Prisons are for punishment primarily, not rehabilitation.

If this is true, Then convicts, and I use that label carefully, should be punished.

What if all the govt. supplied was the concrete and steel cell, and guards? Bedding? convicts gotta work for that. Water? somebody's gotta pay the water bill, better work for that too. Food? huh, I had to go to work today to earn the money for that, Maybe they should too.

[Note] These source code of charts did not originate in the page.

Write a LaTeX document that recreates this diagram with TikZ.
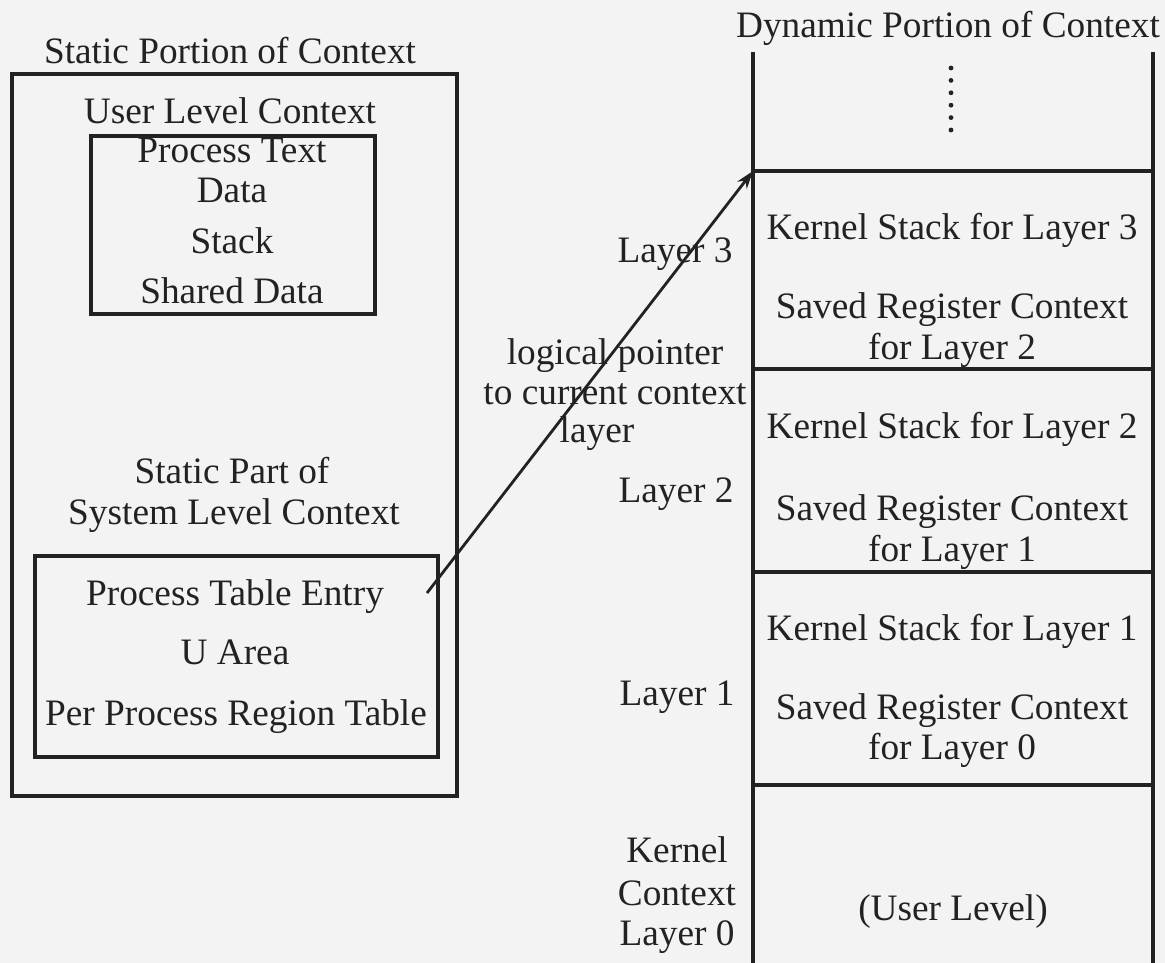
\documentclass[tikz,border=0pt]{standalone}
\usepackage{fontspec}
\setmainfont{Liberation Serif}
\usetikzlibrary{arrows.meta}
\definecolor{ink}{HTML}{222222}
\definecolor{paper}{HTML}{F3F3F3}
\begin{document}
\begin{tikzpicture}[x=1pt,y=-1pt,
  every node/.style={text=ink},
  lbl/.style={anchor=base,inner sep=0pt,font=\fontsize{37.3}{42}\selectfont},
  boxn/.style={draw=ink,line width=3.2pt,inner sep=0pt},
  ln/.style={draw=ink,line width=3.2pt},
  ptrarrow/.style={draw=ink,line width=2.8pt,-{Stealth[length=18pt,width=12pt]}}]
\fill[paper] (0,0) rectangle (1165,963);
\useasboundingbox (0,0) rectangle (1165,963);

% ---- static portion (left) ----
\node[lbl] (stitle) at (230,64) {Static Portion of Context};
\node[boxn,minimum width=445pt,minimum height=722pt] (static) at (234.5,435) {};
\node[lbl] (ulc) at (230,124) {User Level Context};
\node[boxn,minimum width=284pt,minimum height=178pt] (user) at (233,225) {};
\node[lbl] (ptext) at (232,163) {Process Text};
\node[lbl] (pdata) at (232,203) {Data};
\node[lbl] (pstack) at (232,253) {Stack};
\node[lbl] (pshared) at (232,303) {Shared Data};
\node[lbl] (spo) at (232,483) {Static Part of};
\node[lbl] (slc) at (234,524) {System Level Context};
\node[boxn,minimum width=403pt,minimum height=201pt] (sys) at (236.5,656.5) {};
\node[lbl] (pte) at (235,605) {Process Table Entry};
\node[lbl] (uarea) at (235,664) {U Area};
\node[lbl] (pprt) at (236,725) {Per Process Region Table};

% ---- dynamic portion (right) ----
\node[lbl] (dtitle) at (948,38) {Dynamic Portion of Context};
\coordinate (tl) at (753,52);
\coordinate (tr) at (1153,52);
\coordinate (bl) at (753,963);
\coordinate (br) at (1153,963);
\draw[ln] (tl) -- (bl);
\draw[ln] (tr) -- (br);
\coordinate (h3l) at (753,171);  \coordinate (h3r) at (1153,171);
\coordinate (h2l) at (753,369);  \coordinate (h2r) at (1153,369);
\coordinate (h1l) at (753,572);  \coordinate (h1r) at (1153,572);
\coordinate (h0l) at (753,785);  \coordinate (h0r) at (1153,785);
\draw[ln] (h3l) -- (h3r);
\draw[ln] (h2l) -- (h2r);
\draw[ln] (h1l) -- (h1r);
\draw[ln] (h0l) -- (h0r);
\draw[ink,line width=4.8pt,line cap=round,dash pattern=on 0pt off 12.4pt] (951,68) -- (951,131);

\node[lbl] (ks3) at (952,239) {Kernel Stack for Layer 3};
\node[lbl] (sr2a) at (952,318) {Saved Register Context};
\node[lbl] (sr2b) at (952,359) {for Layer 2};
\node[lbl] (ks2) at (952,438) {Kernel Stack for Layer 2};
\node[lbl] (sr1a) at (952,520) {Saved Register Context};
\node[lbl] (sr1b) at (952,561) {for Layer 1};
\node[lbl] (ks1) at (952,640) {Kernel Stack for Layer 1};
\node[lbl] (sr0a) at (952,719) {Saved Register Context};
\node[lbl] (sr0b) at (952,759) {for Layer 0};
\node[lbl] (ulev) at (953,920) {(User Level)};

% ---- layer labels ----
\node[lbl] (lay3) at (675,262) {Layer 3};
\node[lbl] (lay2) at (676,502) {Layer 2};
\node[lbl] (lay1) at (677,705) {Layer 1};
\node[lbl] (k0a) at (677,862) {Kernel};
\node[lbl] (k0b) at (677,905) {Context};
\node[lbl] (k0c) at (677,945) {Layer 0};

% ---- pointer ----
\node[lbl] (lp1) at (615,364) {logical pointer};
\node[lbl] (lp2) at (615,404) {to current context};
\node[lbl] (lp3) at (597,442) {layer};
\coordinate (ptail) at (427,593);
\draw[ptrarrow] (ptail) -- (h3l);
\end{tikzpicture}
\end{document}
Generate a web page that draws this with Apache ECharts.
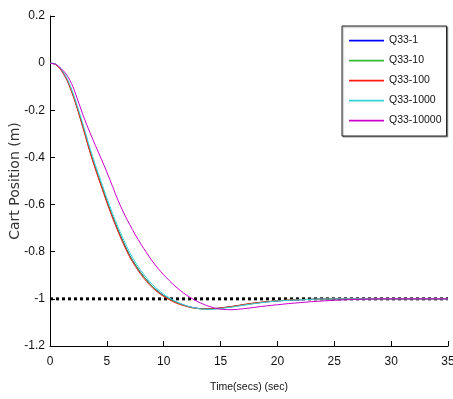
<!DOCTYPE html>
<html>
<head>
<meta charset="utf-8">
<script src="https://cdn.jsdelivr.net/npm/echarts@6/dist/echarts.min.js"></script>
<style>
  html, body { margin: 0; padding: 0; background: #fff; }
  #chart { width: 453px; height: 399px; }
</style>
</head>
<body>
<div id="chart"></div>
<script>
// time samples (sec)
const timeSecs = [0, 0.5, 1, 1.5, 2, 2.5, 3, 3.5, 4, 4.5, 5, 5.5, 6, 6.5, 7, 7.5, 8, 8.5, 9, 9.5,
  10, 10.5, 11, 11.5, 12, 12.5, 13, 13.5, 14, 14.5, 15, 16, 17, 18, 19, 20, 21, 22, 23, 24,
  25, 26, 27, 28, 29, 30, 31, 32, 33, 34, 35];

const q33_1 = [0, -0.005, -0.03, -0.07, -0.13, -0.205, -0.285, -0.37, -0.445, -0.515,
  -0.585, -0.65, -0.71, -0.765, -0.815, -0.855, -0.89, -0.92, -0.947, -0.968,
  -0.986, -1.0, -1.012, -1.022, -1.03, -1.036, -1.04, -1.042, -1.042, -1.041,
  -1.039, -1.033, -1.026, -1.019, -1.013, -1.009, -1.006, -1.004, -1.002, -1.001,
  -1.0, -1.0, -1.0, -1.0, -1.0, -1.0, -1.0, -1.0, -1.0, -1.0, -1.0];

const q33_10 = [0, -0.005, -0.03, -0.071, -0.131, -0.206, -0.286, -0.371, -0.446, -0.516,
  -0.586, -0.651, -0.711, -0.766, -0.816, -0.856, -0.891, -0.921, -0.948, -0.969,
  -0.987, -1.001, -1.013, -1.023, -1.031, -1.037, -1.041, -1.043, -1.042, -1.041,
  -1.039, -1.033, -1.025, -1.018, -1.013, -1.008, -1.005, -1.003, -1.002, -1.001,
  -1.0, -1.0, -1.0, -1.0, -1.0, -1.0, -1.0, -1.0, -1.0, -1.0, -1.0];

const q33_100 = [0, -0.006, -0.032, -0.074, -0.135, -0.21, -0.292, -0.376, -0.452, -0.522,
  -0.592, -0.657, -0.717, -0.772, -0.822, -0.862, -0.897, -0.927, -0.953, -0.973,
  -0.99, -1.004, -1.016, -1.025, -1.032, -1.038, -1.041, -1.043, -1.043, -1.041,
  -1.038, -1.032, -1.024, -1.017, -1.012, -1.008, -1.005, -1.003, -1.002, -1.001,
  -1.0, -1.0, -1.0, -1.0, -1.0, -1.0, -1.0, -1.0, -1.0, -1.0, -1.0];

const q33_1000 = [0, -0.004, -0.027, -0.065, -0.124, -0.196, -0.275, -0.358, -0.433, -0.503,
  -0.572, -0.637, -0.697, -0.752, -0.802, -0.844, -0.88, -0.911, -0.939, -0.961,
  -0.98, -0.996, -1.009, -1.02, -1.029, -1.036, -1.041, -1.044, -1.045, -1.044,
  -1.041, -1.035, -1.027, -1.02, -1.014, -1.009, -1.006, -1.004, -1.002, -1.001,
  -1.0, -1.0, -1.0, -1.0, -1.0, -1.0, -1.0, -1.0, -1.0, -1.0, -1.0];

const q33_10000 = [0, -0.005, -0.024, -0.052, -0.098, -0.165, -0.233, -0.293, -0.35, -0.405,
  -0.462, -0.523, -0.584, -0.637, -0.684, -0.728, -0.768, -0.805, -0.84, -0.871,
  -0.898, -0.923, -0.946, -0.966, -0.984, -0.999, -1.012, -1.023, -1.032, -1.039,
  -1.044, -1.046, -1.042, -1.036, -1.03, -1.025, -1.02, -1.016, -1.012, -1.009,
  -1.006, -1.004, -1.002, -1.001, -1.0, -1.0, -1.0, -1.0, -1.0, -1.0, -1.0];

// reference line at the target position
const refX = [0, 35];
const refY = [-1, -1];

const seriesNames = ['Q33-1', 'Q33-10', 'Q33-100', 'Q33-1000', 'Q33-10000'];
const seriesValues = [q33_1, q33_10, q33_100, q33_1000, q33_10000];
const seriesColors = ['#0000ff', '#33bb33', '#ff1a1a', '#33d6d6', '#cc00cc'];

const sans = "'Liberation Sans', Arial, sans-serif";

const chart = echarts.init(document.getElementById('chart'), null, { renderer: 'canvas' });

const lines = seriesNames.map((name, i) => ({
  name: name,
  type: 'line',
  data: timeSecs.map((t, j) => [t, seriesValues[i][j]]),
  symbol: 'none',
  smooth: 0.3,
  color: seriesColors[i],
  lineStyle: { width: 1, color: seriesColors[i] },
  z: 3
}));

lines.push({
  name: 'ref',
  type: 'line',
  data: refX.map((x, j) => [x, refY[j]]),
  symbol: 'none',
  lineStyle: { width: 3, color: '#000', type: [3, 3] },
  z: 2
});

chart.setOption({
  animation: false,
  backgroundColor: '#fff',
  grid: { left: 50, right: 5, top: 16, bottom: 53, containLabel: false, outerBoundsMode: 'none' },
  legend: {
    data: seriesNames,
    orient: 'vertical',
    left: 342,
    top: 26,
    padding: [9, 5, 10, 7],
    itemWidth: 35,
    itemHeight: 14,
    itemGap: 9,
    icon: 'path://M0 0H120V6H0Z',
    borderColor: '#222',
    borderWidth: 1,
    backgroundColor: '#fff',
    shadowColor: 'rgba(0,0,0,0.35)',
    shadowOffsetX: 1,
    shadowOffsetY: 1,
    shadowBlur: 1,
    textStyle: { fontFamily: sans, fontSize: 10.5, color: '#111' }
  },
  xAxis: {
    type: 'value',
    min: 0,
    max: 35,
    interval: 5,
    name: 'Time(secs) (sec)',
    nameLocation: 'middle',
    nameGap: 36,
    nameMoveOverlap: false,
    nameTextStyle: { fontFamily: sans, fontSize: 10.5, color: '#111' },
    axisLine: { onZero: false, lineStyle: { color: '#000', width: 1 } },
    axisTick: { inside: true, length: 5, lineStyle: { color: '#000' } },
    axisLabel: { fontFamily: sans, fontSize: 12, color: '#111', margin: 10 },
    splitLine: { show: false }
  },
  yAxis: {
    type: 'value',
    min: -1.2,
    max: 0.2,
    interval: 0.2,
    name: 'Cart Position (m)',
    nameLocation: 'middle',
    nameGap: 28,
    nameMoveOverlap: false,
    nameTextStyle: { fontFamily: "'DejaVu Sans', sans-serif", fontSize: 14, color: '#333' },
    axisLine: { onZero: false, lineStyle: { color: '#000', width: 1 } },
    axisTick: { inside: true, length: 5, lineStyle: { color: '#000' } },
    axisLabel: { fontFamily: sans, fontSize: 12, color: '#111', margin: 5 },
    splitLine: { show: false }
  },
  series: lines
});
</script>
</body>
</html>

You get the point. If prison was just like having to earn your living on the outside, with the difference being the staying on the inside 24/7, and no welfare, maybe the convicts would have less time to learn their illegal trades, and spend more time working desperately hard at A) feeding and clothing themselves, and B) staying on their best behavior so their stay isn't extended.


----------



## njsimonson (Sep 24, 2002)

Why not just RESPOND ON THE ORIGINAL THREAD?!?


----------



## arctic plainsman (Aug 21, 2005)

I'll never do it again. Are you concerned with taking up space?


----------



## mr.trooper (Aug 3, 2004)

Probaly not, But its just courteous, reasonable, respectable, and expected that you'l respond to a post within the original topic.


----------



## njsimonson (Sep 24, 2002)

Multiple threads, especially responses to the same topic, get a little confusnig and congested...plus your dialogue on the same thread tends to keep the conversation going.

Not trying to be a jerk or anything.


----------



## arctic plainsman (Aug 21, 2005)

I just didn't know any better, but now I do.

I'll correct myself. Politics are a hot topic for me, and I get a little ahead of myself sometimes.


----------



## Plainsman (Jul 30, 2003)

Artic, check your PM's


----------